Extracted information

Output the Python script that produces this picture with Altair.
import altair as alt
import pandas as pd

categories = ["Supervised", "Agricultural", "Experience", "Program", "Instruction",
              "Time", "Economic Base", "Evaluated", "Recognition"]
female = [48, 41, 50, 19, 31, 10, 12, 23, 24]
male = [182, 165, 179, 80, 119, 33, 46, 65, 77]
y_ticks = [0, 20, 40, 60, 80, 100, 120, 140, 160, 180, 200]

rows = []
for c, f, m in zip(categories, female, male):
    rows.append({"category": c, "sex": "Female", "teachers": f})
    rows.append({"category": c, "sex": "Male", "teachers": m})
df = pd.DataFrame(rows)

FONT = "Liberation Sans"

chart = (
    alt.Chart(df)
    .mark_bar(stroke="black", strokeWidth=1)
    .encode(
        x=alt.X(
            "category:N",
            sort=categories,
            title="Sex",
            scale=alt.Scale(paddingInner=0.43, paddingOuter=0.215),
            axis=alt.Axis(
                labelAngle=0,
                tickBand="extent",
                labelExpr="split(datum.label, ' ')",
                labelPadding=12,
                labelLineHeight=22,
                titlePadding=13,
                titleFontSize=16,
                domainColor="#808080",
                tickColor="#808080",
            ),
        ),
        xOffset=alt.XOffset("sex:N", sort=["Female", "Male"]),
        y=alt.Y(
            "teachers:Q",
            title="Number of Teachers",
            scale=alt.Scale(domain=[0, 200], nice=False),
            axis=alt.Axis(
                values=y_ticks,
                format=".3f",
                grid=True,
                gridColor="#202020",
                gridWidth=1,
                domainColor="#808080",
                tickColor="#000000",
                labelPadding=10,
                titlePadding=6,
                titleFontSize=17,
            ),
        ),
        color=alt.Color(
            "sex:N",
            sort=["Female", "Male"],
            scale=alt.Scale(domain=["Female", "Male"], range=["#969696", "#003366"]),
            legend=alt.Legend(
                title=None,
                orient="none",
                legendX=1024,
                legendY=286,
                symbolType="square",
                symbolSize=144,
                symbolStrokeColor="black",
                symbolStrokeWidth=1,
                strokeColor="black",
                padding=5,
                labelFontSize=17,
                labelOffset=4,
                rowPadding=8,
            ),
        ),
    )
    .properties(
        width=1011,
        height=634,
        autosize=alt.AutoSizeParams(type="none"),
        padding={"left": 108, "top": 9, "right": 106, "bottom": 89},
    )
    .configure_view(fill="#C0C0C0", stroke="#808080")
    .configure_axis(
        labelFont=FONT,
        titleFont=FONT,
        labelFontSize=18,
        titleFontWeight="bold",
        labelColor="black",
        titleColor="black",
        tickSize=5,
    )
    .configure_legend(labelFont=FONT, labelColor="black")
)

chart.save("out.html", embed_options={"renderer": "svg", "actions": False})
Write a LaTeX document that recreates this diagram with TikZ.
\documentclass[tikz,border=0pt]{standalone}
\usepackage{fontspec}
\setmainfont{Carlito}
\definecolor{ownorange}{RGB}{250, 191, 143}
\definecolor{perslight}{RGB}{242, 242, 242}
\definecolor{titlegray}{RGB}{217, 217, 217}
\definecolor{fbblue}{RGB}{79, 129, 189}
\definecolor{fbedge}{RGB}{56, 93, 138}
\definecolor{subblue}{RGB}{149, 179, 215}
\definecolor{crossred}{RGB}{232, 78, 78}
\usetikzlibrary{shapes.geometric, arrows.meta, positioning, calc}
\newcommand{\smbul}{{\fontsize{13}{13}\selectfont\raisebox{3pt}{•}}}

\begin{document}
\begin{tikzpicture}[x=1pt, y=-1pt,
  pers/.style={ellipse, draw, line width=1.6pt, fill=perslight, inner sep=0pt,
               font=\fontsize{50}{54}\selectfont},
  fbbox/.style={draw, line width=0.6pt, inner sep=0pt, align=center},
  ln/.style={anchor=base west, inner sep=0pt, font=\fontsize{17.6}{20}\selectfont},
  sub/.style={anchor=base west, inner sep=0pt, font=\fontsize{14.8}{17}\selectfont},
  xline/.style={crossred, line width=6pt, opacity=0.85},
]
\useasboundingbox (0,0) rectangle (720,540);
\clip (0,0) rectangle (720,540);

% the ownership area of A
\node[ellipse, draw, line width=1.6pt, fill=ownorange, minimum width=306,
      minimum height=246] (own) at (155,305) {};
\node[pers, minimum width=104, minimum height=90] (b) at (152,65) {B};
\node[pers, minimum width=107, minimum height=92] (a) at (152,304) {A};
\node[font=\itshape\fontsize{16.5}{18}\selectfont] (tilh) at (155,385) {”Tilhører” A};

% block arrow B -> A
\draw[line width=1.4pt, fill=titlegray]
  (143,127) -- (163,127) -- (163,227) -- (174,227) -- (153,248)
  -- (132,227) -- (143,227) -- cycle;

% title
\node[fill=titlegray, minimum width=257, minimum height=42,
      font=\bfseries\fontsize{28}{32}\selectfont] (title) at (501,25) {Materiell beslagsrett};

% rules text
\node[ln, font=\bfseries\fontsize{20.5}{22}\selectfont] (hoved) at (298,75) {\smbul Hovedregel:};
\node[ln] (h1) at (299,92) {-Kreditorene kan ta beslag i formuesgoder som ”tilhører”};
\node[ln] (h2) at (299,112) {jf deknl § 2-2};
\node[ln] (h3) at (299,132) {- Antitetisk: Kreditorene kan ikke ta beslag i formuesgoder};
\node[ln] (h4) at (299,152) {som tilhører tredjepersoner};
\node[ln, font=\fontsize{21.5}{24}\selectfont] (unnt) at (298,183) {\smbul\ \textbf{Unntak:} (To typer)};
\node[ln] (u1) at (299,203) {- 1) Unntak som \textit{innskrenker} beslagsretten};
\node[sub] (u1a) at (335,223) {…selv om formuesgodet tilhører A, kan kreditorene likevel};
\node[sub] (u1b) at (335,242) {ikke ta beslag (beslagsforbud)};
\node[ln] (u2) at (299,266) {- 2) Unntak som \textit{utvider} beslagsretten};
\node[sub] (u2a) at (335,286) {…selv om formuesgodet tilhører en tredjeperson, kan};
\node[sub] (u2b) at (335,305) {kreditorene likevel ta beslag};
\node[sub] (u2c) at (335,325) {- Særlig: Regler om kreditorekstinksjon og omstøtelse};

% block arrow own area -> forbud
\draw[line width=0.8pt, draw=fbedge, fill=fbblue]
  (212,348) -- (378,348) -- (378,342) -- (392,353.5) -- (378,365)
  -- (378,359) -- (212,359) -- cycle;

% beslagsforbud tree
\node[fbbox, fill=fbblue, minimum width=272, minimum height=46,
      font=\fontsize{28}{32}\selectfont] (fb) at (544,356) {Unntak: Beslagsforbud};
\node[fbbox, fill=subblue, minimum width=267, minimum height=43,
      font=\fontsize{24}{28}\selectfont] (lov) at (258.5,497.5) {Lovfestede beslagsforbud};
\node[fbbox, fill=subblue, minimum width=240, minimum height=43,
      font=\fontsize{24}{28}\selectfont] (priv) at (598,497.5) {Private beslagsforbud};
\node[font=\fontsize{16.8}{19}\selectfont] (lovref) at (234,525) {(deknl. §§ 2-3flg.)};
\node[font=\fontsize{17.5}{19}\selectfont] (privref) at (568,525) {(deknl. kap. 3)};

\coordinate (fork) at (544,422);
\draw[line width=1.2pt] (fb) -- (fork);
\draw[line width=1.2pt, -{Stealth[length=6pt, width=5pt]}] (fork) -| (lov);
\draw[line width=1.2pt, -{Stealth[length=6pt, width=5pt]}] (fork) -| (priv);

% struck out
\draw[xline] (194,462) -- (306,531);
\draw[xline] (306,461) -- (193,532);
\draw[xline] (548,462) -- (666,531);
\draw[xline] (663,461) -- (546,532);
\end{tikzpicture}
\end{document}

Problem statement
Print the material once more, exactly.

Response
Output the Python script that produces this picture with Altair.
import altair as alt
import pandas as pd

categories = ["Supervised", "Agricultural", "Experience", "Program", "Instruction",
              "Time", "Economic Base", "Evaluated", "Recognition"]
female = [48, 41, 50, 19, 31, 10, 12, 23, 24]
male = [182, 165, 179, 80, 119, 33, 46, 65, 77]
y_ticks = [0, 20, 40, 60, 80, 100, 120, 140, 160, 180, 200]

rows = []
for c, f, m in zip(categories, female, male):
    rows.append({"category": c, "sex": "Female", "teachers": f})
    rows.append({"category": c, "sex": "Male", "teachers": m})
df = pd.DataFrame(rows)

FONT = "Liberation Sans"

chart = (
    alt.Chart(df)
    .mark_bar(stroke="black", strokeWidth=1)
    .encode(
        x=alt.X(
            "category:N",
            sort=categories,
            title="Sex",
            scale=alt.Scale(paddingInner=0.43, paddingOuter=0.215),
            axis=alt.Axis(
                labelAngle=0,
                tickBand="extent",
                labelExpr="split(datum.label, ' ')",
                labelPadding=12,
                labelLineHeight=22,
                titlePadding=13,
                titleFontSize=16,
                domainColor="#808080",
                tickColor="#808080",
            ),
        ),
        xOffset=alt.XOffset("sex:N", sort=["Female", "Male"]),
        y=alt.Y(
            "teachers:Q",
            title="Number of Teachers",
            scale=alt.Scale(domain=[0, 200], nice=False),
            axis=alt.Axis(
                values=y_ticks,
                format=".3f",
                grid=True,
                gridColor="#202020",
                gridWidth=1,
                domainColor="#808080",
                tickColor="#000000",
                labelPadding=10,
                titlePadding=6,
                titleFontSize=17,
            ),
        ),
        color=alt.Color(
            "sex:N",
            sort=["Female", "Male"],
            scale=alt.Scale(domain=["Female", "Male"], range=["#969696", "#003366"]),
            legend=alt.Legend(
                title=None,
                orient="none",
                legendX=1024,
                legendY=286,
                symbolType="square",
                symbolSize=144,
                symbolStrokeColor="black",
                symbolStrokeWidth=1,
                strokeColor="black",
                padding=5,
                labelFontSize=17,
                labelOffset=4,
                rowPadding=8,
            ),
        ),
    )
    .properties(
        width=1011,
        height=634,
        autosize=alt.AutoSizeParams(type="none"),
        padding={"left": 108, "top": 9, "right": 106, "bottom": 89},
    )
    .configure_view(fill="#C0C0C0", stroke="#808080")
    .configure_axis(
        labelFont=FONT,
        titleFont=FONT,
        labelFontSize=18,
        titleFontWeight="bold",
        labelColor="black",
        titleColor="black",
        tickSize=5,
    )
    .configure_legend(labelFont=FONT, labelColor="black")
)

chart.save("out.html", embed_options={"renderer": "svg", "actions": False})
Write a LaTeX document that recreates this diagram with TikZ.
\documentclass[tikz,border=0pt]{standalone}
\usepackage{fontspec}
\setmainfont{Carlito}
\definecolor{ownorange}{RGB}{250, 191, 143}
\definecolor{perslight}{RGB}{242, 242, 242}
\definecolor{titlegray}{RGB}{217, 217, 217}
\definecolor{fbblue}{RGB}{79, 129, 189}
\definecolor{fbedge}{RGB}{56, 93, 138}
\definecolor{subblue}{RGB}{149, 179, 215}
\definecolor{crossred}{RGB}{232, 78, 78}
\usetikzlibrary{shapes.geometric, arrows.meta, positioning, calc}
\newcommand{\smbul}{{\fontsize{13}{13}\selectfont\raisebox{3pt}{•}}}

\begin{document}
\begin{tikzpicture}[x=1pt, y=-1pt,
  pers/.style={ellipse, draw, line width=1.6pt, fill=perslight, inner sep=0pt,
               font=\fontsize{50}{54}\selectfont},
  fbbox/.style={draw, line width=0.6pt, inner sep=0pt, align=center},
  ln/.style={anchor=base west, inner sep=0pt, font=\fontsize{17.6}{20}\selectfont},
  sub/.style={anchor=base west, inner sep=0pt, font=\fontsize{14.8}{17}\selectfont},
  xline/.style={crossred, line width=6pt, opacity=0.85},
]
\useasboundingbox (0,0) rectangle (720,540);
\clip (0,0) rectangle (720,540);

% the ownership area of A
\node[ellipse, draw, line width=1.6pt, fill=ownorange, minimum width=306,
      minimum height=246] (own) at (155,305) {};
\node[pers, minimum width=104, minimum height=90] (b) at (152,65) {B};
\node[pers, minimum width=107, minimum height=92] (a) at (152,304) {A};
\node[font=\itshape\fontsize{16.5}{18}\selectfont] (tilh) at (155,385) {”Tilhører” A};

% block arrow B -> A
\draw[line width=1.4pt, fill=titlegray]
  (143,127) -- (163,127) -- (163,227) -- (174,227) -- (153,248)
  -- (132,227) -- (143,227) -- cycle;

% title
\node[fill=titlegray, minimum width=257, minimum height=42,
      font=\bfseries\fontsize{28}{32}\selectfont] (title) at (501,25) {Materiell beslagsrett};

% rules text
\node[ln, font=\bfseries\fontsize{20.5}{22}\selectfont] (hoved) at (298,75) {\smbul Hovedregel:};
\node[ln] (h1) at (299,92) {-Kreditorene kan ta beslag i formuesgoder som ”tilhører”};
\node[ln] (h2) at (299,112) {jf deknl § 2-2};
\node[ln] (h3) at (299,132) {- Antitetisk: Kreditorene kan ikke ta beslag i formuesgoder};
\node[ln] (h4) at (299,152) {som tilhører tredjepersoner};
\node[ln, font=\fontsize{21.5}{24}\selectfont] (unnt) at (298,183) {\smbul\ \textbf{Unntak:} (To typer)};
\node[ln] (u1) at (299,203) {- 1) Unntak som \textit{innskrenker} beslagsretten};
\node[sub] (u1a) at (335,223) {…selv om formuesgodet tilhører A, kan kreditorene likevel};
\node[sub] (u1b) at (335,242) {ikke ta beslag (beslagsforbud)};
\node[ln] (u2) at (299,266) {- 2) Unntak som \textit{utvider} beslagsretten};
\node[sub] (u2a) at (335,286) {…selv om formuesgodet tilhører en tredjeperson, kan};
\node[sub] (u2b) at (335,305) {kreditorene likevel ta beslag};
\node[sub] (u2c) at (335,325) {- Særlig: Regler om kreditorekstinksjon og omstøtelse};

% block arrow own area -> forbud
\draw[line width=0.8pt, draw=fbedge, fill=fbblue]
  (212,348) -- (378,348) -- (378,342) -- (392,353.5) -- (378,365)
  -- (378,359) -- (212,359) -- cycle;

% beslagsforbud tree
\node[fbbox, fill=fbblue, minimum width=272, minimum height=46,
      font=\fontsize{28}{32}\selectfont] (fb) at (544,356) {Unntak: Beslagsforbud};
\node[fbbox, fill=subblue, minimum width=267, minimum height=43,
      font=\fontsize{24}{28}\selectfont] (lov) at (258.5,497.5) {Lovfestede beslagsforbud};
\node[fbbox, fill=subblue, minimum width=240, minimum height=43,
      font=\fontsize{24}{28}\selectfont] (priv) at (598,497.5) {Private beslagsforbud};
\node[font=\fontsize{16.8}{19}\selectfont] (lovref) at (234,525) {(deknl. §§ 2-3flg.)};
\node[font=\fontsize{17.5}{19}\selectfont] (privref) at (568,525) {(deknl. kap. 3)};

\coordinate (fork) at (544,422);
\draw[line width=1.2pt] (fb) -- (fork);
\draw[line width=1.2pt, -{Stealth[length=6pt, width=5pt]}] (fork) -| (lov);
\draw[line width=1.2pt, -{Stealth[length=6pt, width=5pt]}] (fork) -| (priv);

% struck out
\draw[xline] (194,462) -- (306,531);
\draw[xline] (306,461) -- (193,532);
\draw[xline] (548,462) -- (666,531);
\draw[xline] (663,461) -- (546,532);
\end{tikzpicture}
\end{document}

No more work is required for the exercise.